**Exercise details**
Below is some material; set it all down exactly, apart from the pictures.

------ Dataset section

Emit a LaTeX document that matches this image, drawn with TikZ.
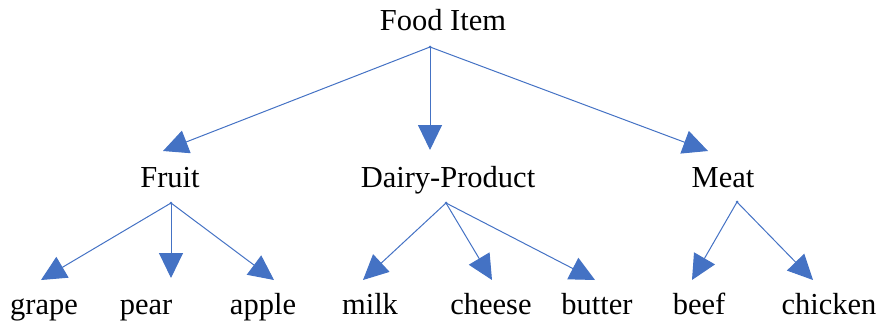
\documentclass[tikz,border=0pt]{standalone}
\usepackage{fontspec}
\setmainfont{Liberation Serif}
\usetikzlibrary{arrows.meta}
\definecolor{arr}{HTML}{4472C4}
\begin{document}
\begin{tikzpicture}[x=1pt,y=-1pt,
  lbl/.style={anchor=base,inner sep=0pt,font=\fontsize{30.5}{36}\selectfont},
  conn/.style={draw=arr,line width=1pt,-{Triangle[length=25pt,width=24pt]}},
  src/.style={fill=arr,circle,inner sep=0pt,minimum size=3pt}]
\useasboundingbox (0,0) rectangle (880,327);
\node[lbl] (food) at (443,30) {Food Item};
\node[lbl] (fruit) at (170,187) {Fruit};
\node[lbl] (dairy) at (448,187) {Dairy-Product};
\node[lbl] (meat) at (723,187) {Meat};
\node[lbl] (grape) at (44,314) {grape};
\node[lbl] (pear) at (146,314) {pear};
\node[lbl] (apple) at (263,314) {apple};
\node[lbl] (milk) at (370,314) {milk};
\node[lbl] (cheese) at (491,314) {cheese};
\node[lbl] (butter) at (597,314) {butter};
\node[lbl] (beef) at (699,314) {beef};
\node[lbl] (chicken) at (829,314) {chicken};
% source / target points
\coordinate (sFood) at (430,47);
\coordinate (tFruit) at (163,151);
\coordinate (tDairy) at (430,150);
\coordinate (tMeat) at (708,151);
\coordinate (sFruit) at (171,203);
\coordinate (sDairy) at (446,203);
\coordinate (sMeat) at (737,202);
\coordinate (tGrape) at (41,280);
\coordinate (tPear) at (171,278);
\coordinate (tApple) at (274,280);
\coordinate (tMilk) at (363,280);
\coordinate (tCheese) at (492,280);
\coordinate (tButter) at (595,280);
\coordinate (tBeef) at (692,280);
\coordinate (tChicken) at (813,280);
\foreach \p in {sFood,sFruit,sDairy,sMeat}{\node[src] at (\p) {};}
\draw[conn] (sFood) -- (tFruit);
\draw[conn] (sFood) -- (tDairy);
\draw[conn] (sFood) -- (tMeat);
\draw[conn] (sFruit) -- (tGrape);
\draw[conn] (sFruit) -- (tPear);
\draw[conn] (sFruit) -- (tApple);
\draw[conn] (sDairy) -- (tMilk);
\draw[conn] (sDairy) -- (tCheese);
\draw[conn] (sDairy) -- (tButter);
\draw[conn] (sMeat) -- (tBeef);
\draw[conn] (sMeat) -- (tChicken);
\end{tikzpicture}
\end{document}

------------

**Solution to this exercise**
Emit a LaTeX document that matches this image, drawn with TikZ.
\documentclass[tikz,border=0pt]{standalone}
\usepackage{fontspec}
\setmainfont{Liberation Serif}
\usetikzlibrary{arrows.meta}
\definecolor{arr}{HTML}{4472C4}
\begin{document}
\begin{tikzpicture}[x=1pt,y=-1pt,
  lbl/.style={anchor=base,inner sep=0pt,font=\fontsize{30.5}{36}\selectfont},
  conn/.style={draw=arr,line width=1pt,-{Triangle[length=25pt,width=24pt]}},
  src/.style={fill=arr,circle,inner sep=0pt,minimum size=3pt}]
\useasboundingbox (0,0) rectangle (880,327);
\node[lbl] (food) at (443,30) {Food Item};
\node[lbl] (fruit) at (170,187) {Fruit};
\node[lbl] (dairy) at (448,187) {Dairy-Product};
\node[lbl] (meat) at (723,187) {Meat};
\node[lbl] (grape) at (44,314) {grape};
\node[lbl] (pear) at (146,314) {pear};
\node[lbl] (apple) at (263,314) {apple};
\node[lbl] (milk) at (370,314) {milk};
\node[lbl] (cheese) at (491,314) {cheese};
\node[lbl] (butter) at (597,314) {butter};
\node[lbl] (beef) at (699,314) {beef};
\node[lbl] (chicken) at (829,314) {chicken};
% source / target points
\coordinate (sFood) at (430,47);
\coordinate (tFruit) at (163,151);
\coordinate (tDairy) at (430,150);
\coordinate (tMeat) at (708,151);
\coordinate (sFruit) at (171,203);
\coordinate (sDairy) at (446,203);
\coordinate (sMeat) at (737,202);
\coordinate (tGrape) at (41,280);
\coordinate (tPear) at (171,278);
\coordinate (tApple) at (274,280);
\coordinate (tMilk) at (363,280);
\coordinate (tCheese) at (492,280);
\coordinate (tButter) at (595,280);
\coordinate (tBeef) at (692,280);
\coordinate (tChicken) at (813,280);
\foreach \p in {sFood,sFruit,sDairy,sMeat}{\node[src] at (\p) {};}
\draw[conn] (sFood) -- (tFruit);
\draw[conn] (sFood) -- (tDairy);
\draw[conn] (sFood) -- (tMeat);
\draw[conn] (sFruit) -- (tGrape);
\draw[conn] (sFruit) -- (tPear);
\draw[conn] (sFruit) -- (tApple);
\draw[conn] (sDairy) -- (tMilk);
\draw[conn] (sDairy) -- (tCheese);
\draw[conn] (sDairy) -- (tButter);
\draw[conn] (sMeat) -- (tBeef);
\draw[conn] (sMeat) -- (tChicken);
\end{tikzpicture}
\end{document}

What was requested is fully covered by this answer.